Following the news last week that the Senate passed Bill C-11, the Online Streaming Act, the Documentary Organization of Canada (DOC) is encouraging documentary filmmakers, fans, and advocates to write to Members of Parliament. The amendments to Bill C-11 could radically alter the landscape for Canadian documentary. The amended Bill removes the only mention of specific genres, including documentary, which had previously been protected under the broadcasting act. The vast majority of documentaries in Canada rely upon broadcast deals to secure financing, and to reach Canadians through television and online platforms.
Please see DOC’s statement in full below and consider sending a letter to your MP:
“While DOC has been advocating that our politicians pass Bill C-11 and modernize the Broadcasting Act, we have also been working to ensure that the language within the Bill supports Canadian documentary creators.
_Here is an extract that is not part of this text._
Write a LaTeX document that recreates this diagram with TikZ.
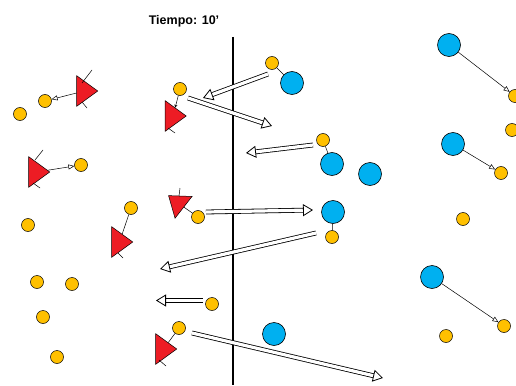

In December, an Amendment to the Bill removed the Bill’s ONLY mention of specific genres that require unique protections: clause 9.1(1)(d).
Maintaining a specific protection for genres that are key to Canadian storytelling, such as documentary film, is critical to the survival of Canada’s independent documentary creators. Please consider writing to your Member of Parliament using the template below, to encourage them to support reversing the Senate’s amendment and maintaining clause 9.1(1)(d) within Bill C-11.
Bill C-11 is back before the House of Commons and could become Law in the coming weeks.
This is a key opportunity to get protections for documentary into the new Broadcasting Act!
Please take a few minutes to write to your MP today.”
Dear [Member of Parliament]
I live in [riding] that has elected you to represent my interests in Parliament.
I am a Canadian documentary filmmaker, which means I create essential content with a uniquely Canadian point of view.
You will soon have the opportunity to review Bill C-11, an important update to the Broadcasting Act. Bill C-11 has the potential to ensure the sustainable growth of Canadian stories, including the important genre of documentary film.
I am writing to you today regarding an Amendment to Bill C-11 that was passed by the Senate Standing Committee for Transport and Communications on December 6th, that removed the Bill’s ONLY mention of specific genres that require unique protections: clause 9.1(1)(d).
Clause 9.1 (1) states that “The Commission may, in furtherance of its objects, make orders imposing conditions on the carrying on of broadcasting undertakings that the Commission considers appropriate for the implementation of the broadcasting policy set out in subsection 3(1), including conditions respecting:
(d) the proportion of programs to be broadcast that shall be devoted to specific genres, in order to ensure the diversity of programming
Maintaining a specific protection for genres that are key to Canadian storytelling, such as documentary film, is critical to the survival of Canada’s independent documentary creators and the future of our cultural autonomy.
A thriving documentary sector connects Canadians coast to coast with shared stories and values and brings our perspective to the world. Documentarians are an incredibly diverse community and many filmmakers’ first films are personal documentaries about their families and community that share a uniquely Canadian point of view. Our highly successful, award-winning content reaches far beyond our borders and continues to educate and entertain new audiences years after release.
This amendment removing 9.1(1)(d) risks squeezing the documentary genre out of the sector, especially as funding for documentary films has been decreasing for years, even while audiences for our films have never been greater.
Please support reversing the Senate’s amendment and maintaining clause 9.1(1)(d) within Bill C-11 so I can continue to tell the in-depth stories that help us all better understand our history, our country and the world around us.